A question about E=mc2

[Jimmy Ray]

I'm new to this so bear with me.

 

As i understand it all matter is, is lots of tightly compacted energy. so there is lots of energy in everyday objects. this is the basis for nuclear energy and nuclear bombs. they use uranium because it has the largest nucleus. but it has the downfall of all the unwanted radiation.

 

so my question really is: Why can't we use something other than uranium, like maybe limestone or iron and take the energy out of that? maybe we could even use things we would be putting in a landfill? if everything is just energy anyways we should be able to get energy out of anything?

 

 

thanks for any insight

 

Jimmy Ray

[Ice Demon]

Want a simple answer? Money. It would be 1. to expensive and 2. technology and time. It is a lot simpler with radioactive elements because of there unstable qualities. Hydogen bombs work in a different way, but with the same concept.

[Locrian]

To clarify, it isn't money that prevents us from using limestone for fission energy; the fact is that fissing atoms that limestone is made out of requires more energy than it produces. Roughly speaking the lighter the element the more energy produced by fusing it, and the heavier element the more energy produced by fissing it. You have losses in any energy production process, so when it comes to fusion and fission you use elements at far ends of the weight spectrum for good reason.

 

I would also highly object to your characterization of matter as tightly compacted energy. I don't feel that phrase has much meaning.

[Jimmy Ray]

I would also highly object to your characterization of matter as tightly compacted energy.

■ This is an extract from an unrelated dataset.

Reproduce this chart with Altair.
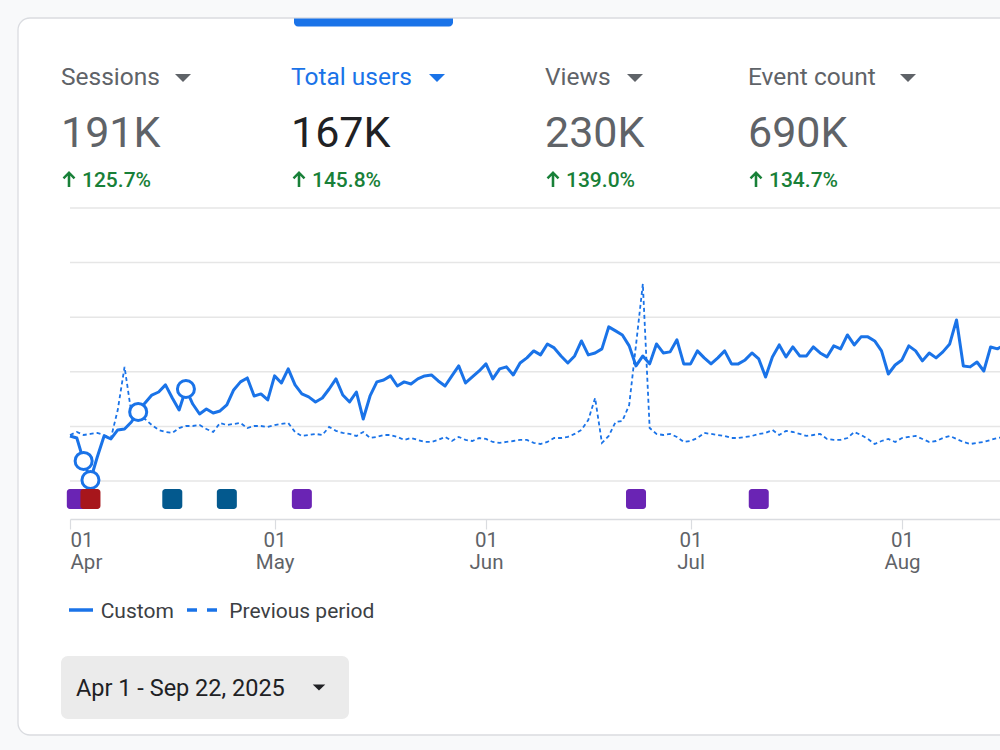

I don't feel that phrase has much meaning.

 

 

I appreciate your clarification Locrian, I am a novice when it comes to understanding this stuff.

 

Thanks to all of you for your imput as well.

 

Jimmy Ray

[Xyph]

Apparently, black holes are 100% efficient matter-to-energy converters, in which case it wouldn't matter what you used. We're probably quite far from that at the moment, though.

[5614]

What do you mean by 100% efficient? Both energy and matter is conserved, so in what form would you consider it not useful?

[Xyph]

It wouldn't be useful as energy if it remained as matter.

[swansont]

I'm new to this so bear with me.

 

As i understand it all matter is' date=' is lots of tightly compacted energy. so there is lots of energy in everyday objects. this is the basis for nuclear energy and nuclear bombs. they use uranium because it has the largest nucleus. but it has the downfall of all the unwanted radiation.

 

so my question really is: Why can't we use something other than uranium, like maybe limestone or iron and take the energy out of that? maybe we could even use things we would be putting in a landfill? if everything is just energy anyways we should be able to get energy out of anything?

 

 

thanks for any insight

 

Jimmy Ray[/quote']

 

 

Part of the reason that Uranium gives us energy when it fissions is the same reason that it is radioactive (and the propensity to alpha decay).

 

What you have to consider is that there are two forces in a nucleus: a force of attraction - the nuclear force, which has a finite range, and the electrostatic force of repulsion of the protons, which has an infinite range.

 

Because the nuclear force is short-ranged (it's more or less attraction of nearest neighbors) the energy involved saturates. If you "built" a nucleus, as you made it bigger, there would be a larger binding energy as you added each particle and created more pairs of attracting particles, but the rate at which this energy gets bigger flattens out - a new particle added only attracts a finite number of other particles. But when you add protons, they all repel, and this repulsion keeps getting bigger, because of the infinite range of the electrostatic force.

 

So light nuclei can be fused together, and the nuclear force of attraction for the product grows faster than the electrostatic force of repulsion - there is energy released. But this is not true of heavy nuclei. Once you reach a nucleus with about 60 particles in it (about Fe on the periodic table), there are just too many protons, and the repulsion is too large.

 

For very heavy nuclei, there is so much electrostatic repulsion that it isn't held together as strongly. Getting rid of part of the nucleus doesn't change the nuclear force energy much, but it does reduce the electrostatic repulsion, so there is energy released. Which is why heavy nuclei tend to either alpha decay (eject a He-4 nucleus) or in some cases, undergo fission. Incucing fission is also possible, as happens with U-235: the nucleus is given some extra energy by absorbing a neutron, and this distorts the nucleus to the point where the electrostatic repulsion literally rips it into two parts.

 

So that's why light or intermediate nuclei won't release energy by indergoing fission. And iron would be pretty much useless as a nuclear fuel because neither fusion nor fission would tend to release energy.